Sie sind inzwischen auch in anderer Hinsicht ein Vermittler zwischen beiden Ländern. Als der Klinikverbund jüngst zur Anwerbung von 14 neuen Pflegekräften in Neapel war, sind Sie mitgereist, um die Fragen der Bewerber vor den Vorstellungsgesprächen zu beantworten und Ihre Erfahrungen zu schildern. Was wollten die Leute wissen?
Sie waren sehr aufgeregt. Viele haben gefragt, wie der Alltag auf der Station ist und ob die Teamarbeit funktioniert. An der fehlt es in Italien manchmal. Manche wollten auch wissen, ob man mit dem Gehalt klar kommt. Einige haben mich nach der Auswahl auch übers Internet kontaktiert und gefragt, was sie alles in den Koffer packen müssen. Insgesamt waren die Leute aber gut informiert. Toll finde ich, dass diese Gruppe am Anfang bei Gastfamilien wohnen wird und nicht im Hotel. So hat man besser die Möglichkeit, Deutsch zu sprechen. Das hätte mir auch gefallen.
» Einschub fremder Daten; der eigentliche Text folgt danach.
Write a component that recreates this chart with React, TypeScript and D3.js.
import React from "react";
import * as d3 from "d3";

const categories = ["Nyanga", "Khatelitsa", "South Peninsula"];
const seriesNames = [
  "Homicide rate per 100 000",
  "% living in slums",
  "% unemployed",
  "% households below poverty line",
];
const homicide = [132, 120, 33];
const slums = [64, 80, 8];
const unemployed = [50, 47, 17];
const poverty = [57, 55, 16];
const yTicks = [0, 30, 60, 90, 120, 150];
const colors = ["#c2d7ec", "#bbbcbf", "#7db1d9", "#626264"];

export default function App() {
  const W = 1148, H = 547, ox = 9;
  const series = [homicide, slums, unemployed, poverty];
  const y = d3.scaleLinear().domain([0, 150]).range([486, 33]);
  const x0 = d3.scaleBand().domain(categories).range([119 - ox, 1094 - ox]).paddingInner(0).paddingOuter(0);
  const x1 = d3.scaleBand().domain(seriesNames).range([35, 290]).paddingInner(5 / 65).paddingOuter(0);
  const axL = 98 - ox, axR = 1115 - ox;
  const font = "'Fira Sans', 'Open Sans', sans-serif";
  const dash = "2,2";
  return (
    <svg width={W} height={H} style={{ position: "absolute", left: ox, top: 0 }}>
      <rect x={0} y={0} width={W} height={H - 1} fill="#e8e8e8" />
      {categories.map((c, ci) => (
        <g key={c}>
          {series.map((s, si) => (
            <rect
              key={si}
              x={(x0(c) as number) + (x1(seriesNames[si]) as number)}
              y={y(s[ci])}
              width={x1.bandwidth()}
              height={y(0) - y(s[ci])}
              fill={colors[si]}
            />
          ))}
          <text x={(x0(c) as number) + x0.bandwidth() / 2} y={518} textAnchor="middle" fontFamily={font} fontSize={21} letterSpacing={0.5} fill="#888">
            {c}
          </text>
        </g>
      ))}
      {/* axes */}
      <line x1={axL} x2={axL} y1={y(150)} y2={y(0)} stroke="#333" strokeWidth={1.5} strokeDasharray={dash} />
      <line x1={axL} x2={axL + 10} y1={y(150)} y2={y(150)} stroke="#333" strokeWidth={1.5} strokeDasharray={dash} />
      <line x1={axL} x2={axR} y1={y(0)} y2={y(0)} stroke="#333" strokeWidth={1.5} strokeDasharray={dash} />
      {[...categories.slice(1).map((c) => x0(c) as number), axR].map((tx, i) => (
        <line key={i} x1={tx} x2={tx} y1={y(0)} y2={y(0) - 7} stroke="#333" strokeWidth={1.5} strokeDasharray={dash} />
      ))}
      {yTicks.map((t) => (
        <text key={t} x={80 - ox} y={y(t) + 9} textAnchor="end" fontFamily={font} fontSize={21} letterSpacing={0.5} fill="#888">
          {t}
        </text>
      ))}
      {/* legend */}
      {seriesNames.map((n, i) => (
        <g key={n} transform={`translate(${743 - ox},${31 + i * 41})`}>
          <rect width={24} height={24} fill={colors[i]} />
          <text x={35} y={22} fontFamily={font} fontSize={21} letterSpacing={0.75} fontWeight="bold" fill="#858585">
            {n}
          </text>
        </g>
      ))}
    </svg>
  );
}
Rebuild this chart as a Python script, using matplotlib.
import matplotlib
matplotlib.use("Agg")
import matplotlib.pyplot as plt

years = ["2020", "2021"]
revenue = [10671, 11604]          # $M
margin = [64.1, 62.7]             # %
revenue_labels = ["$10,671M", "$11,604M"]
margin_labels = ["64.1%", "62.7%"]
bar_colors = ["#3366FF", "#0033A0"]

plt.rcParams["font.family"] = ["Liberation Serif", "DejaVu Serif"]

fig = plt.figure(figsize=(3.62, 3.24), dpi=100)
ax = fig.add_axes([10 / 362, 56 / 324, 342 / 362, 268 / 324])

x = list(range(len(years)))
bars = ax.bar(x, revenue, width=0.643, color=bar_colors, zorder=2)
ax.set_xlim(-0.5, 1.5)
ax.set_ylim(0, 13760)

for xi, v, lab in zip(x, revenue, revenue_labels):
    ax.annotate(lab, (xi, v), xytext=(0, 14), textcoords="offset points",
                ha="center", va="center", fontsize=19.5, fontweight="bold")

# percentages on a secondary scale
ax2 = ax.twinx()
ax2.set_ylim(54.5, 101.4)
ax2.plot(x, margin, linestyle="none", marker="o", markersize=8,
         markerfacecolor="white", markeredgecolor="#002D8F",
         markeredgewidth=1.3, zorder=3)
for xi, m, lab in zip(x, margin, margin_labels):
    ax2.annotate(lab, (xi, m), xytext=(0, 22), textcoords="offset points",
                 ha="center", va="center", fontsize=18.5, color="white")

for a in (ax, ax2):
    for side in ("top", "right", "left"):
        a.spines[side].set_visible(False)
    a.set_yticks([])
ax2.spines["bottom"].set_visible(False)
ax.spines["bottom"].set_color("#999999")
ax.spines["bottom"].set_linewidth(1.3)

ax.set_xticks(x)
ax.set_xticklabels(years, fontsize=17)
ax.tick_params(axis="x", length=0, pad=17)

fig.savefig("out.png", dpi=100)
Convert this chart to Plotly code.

Haben Sie Ihre neue Heimat auch schon ein wenig erkundet?
Natürlich. Ich war häufig in Stuttgart, dazu in Frankfurt, Tübingen, Heidelberg oder München. Dort mit einem meiner Brüder schon drei Mal auf dem Oktoberfest – jedes Jahr einmal. Ich habe sogar eine Lederhose.
Nach den Erfahrungen, die Sie bisher gemacht haben: Ist es für Sie denkbar, für immer in Deutschland zu bleiben?
Wenn ich weiter mit meiner Arbeit und meinem Leben hier zufrieden bin, kann ich mir das vorstellen. Langfristig ist mein Ziel, eine eigene Familie zu gründen.